You need 90 Sources of Earth in Tasomachi to fix your airship and a further 60 to completely banish the fog. I believe there are around 200 for completionists. Many of these can be found in the world by wandering around town or doing some very gentle platforming. To find more you’ll need to work your way through Sanctuaries, which require you to complete 4 platforming challenges to gather 5 lanterns and unlock a new skill. The new skill will allow you to go back to areas you’ve already explored and gather more Sources of Earth, along with assisting you in future Sanctuaries. The first one of these is a ‘Ground Pound’ style move.
These platforming challenges are where the only slight cracks in the peaceful facade of Tasomachi start to appear, as the platforming is a little floaty and imprecise, with some difficult keyboard combinations to hit for Yukumo to do exactly what you need. These struggles are likely lessened if you play on a controller but the Sanctuaries are where I started to feel the rage that fuels my normal waking existence bubble up beyond the point it had been suppressed to by the calming influence of Tasomachi. It’s a mild thing but it is a little disappointing when the third person movement and camera controls feel really nice the rest of the time.

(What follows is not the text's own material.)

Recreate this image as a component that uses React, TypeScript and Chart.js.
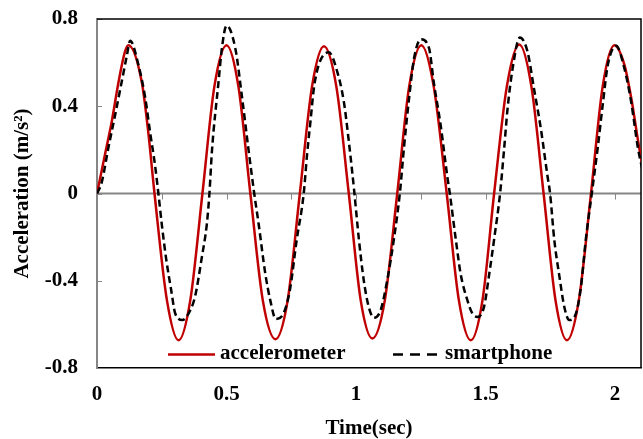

To conclude this review I could wax poetic about how great Tasomachi is but that seems a little vulgar and to-the-point for such a graceful and peaceful game. So instead I’m going to round this off in the style of Bob Ross, but if he were a video games journalist. This is a happy little game. The world is your world and you can find freedom in its streets. We can fix anything that happens here. We don’t make mistakes, we just have happy little accidents. We’ve got all the time in the world.